Durant cette nuit de veille, nous éteignons tous les feux dans nos maisons. Nous cherchons et cueillons un sapin qui représente l’année qui vient, le nouveau cycle qui commence. À partir du jour du solstice, la lumière va aller en augmentant et les jours vont rallonger. La lumière à l’intérieur de nous est en relation avec la lumière à l’extérieur de nous. C’est la période de l’année où les forces de l’obscurité sont les plus fortes, et cette étape marque le début du retour de la lumière. Nous choisissons un sapin qui symbolise la nouvelle année, jeune, équilibré et beau. Avec beaucoup de prières et de cérémonies, nous le ramenons à la maison. Nous coupons les quatre branches du bas et nous en servons pour balayer l’ancienne année. Nous nous promenons partout dans la maison en chantant et en balayant l’air avec les branches de sapin, sur les murs et autour des objets. Nous brûlons ensuite ces branches dans le feu sacré et les énergies de l’année qui se termine se consument. Nous installons notre arbre à la place d’honneur et le garnissons de nos souhaits pour l’année à venir. C’est une belle célébration avec les enfants. Nous créons une magie sympathique par des représentations visuelles que nous plaçons comme décorations dans le sapin.

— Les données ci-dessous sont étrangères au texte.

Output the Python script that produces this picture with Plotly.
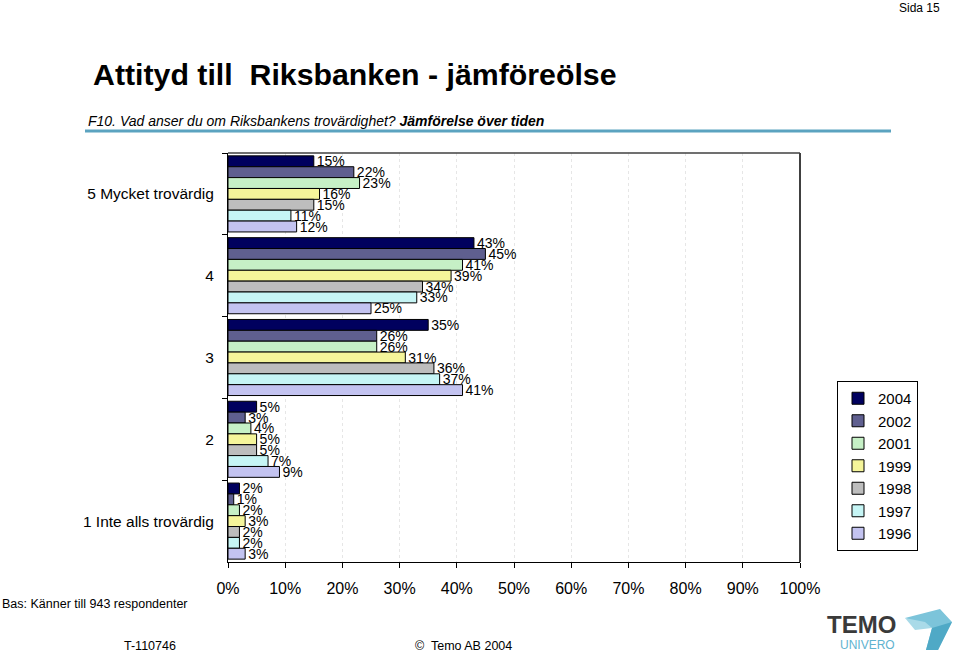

Pendant la nuit qui suit, les hommes gardiens du feu vont cultiver l’attitude du guerrier, l’attitude de celui qui garde la lumière toujours vivante. C’est le feu de la conscience, le feu de la veille, notre dévouement pour acquérir de la sagesse pour le plus grand bien des tous les êtres. Le symbole du feu est celui de la victoire de la lumière et de notre divinité que nous cultivons en étant éveillés et vigilants.

Le lendemain matin, après notre lutte contre le sommeil et les forces de l’obscurité, la lumière revient dans le monde. Le guerrier a vaincu les forces de l’obscurité, c’est la victoire de la lumière, c’est l’illumination qui remplit le monde avec la clarté de l’éveil. Nous célébrons alors le lever du soleil près du feu sacré. Ses braises serviront à rallumer les feux dans les maisons. Ce sera un feu nouveau, celui de la victoire. Il réchauffera non seulement nos maisons, mais apportera à nos vies une lumière spirituelle. Pour terminer, un festin. Nous l’avons bien mérité. Bien que ce soit la plus courte des cérémonies de changement de saison, elle en demeure l’une des plus intenses."
Tous mes meilleurs vœux pour un lumineux temps de réjouissances!!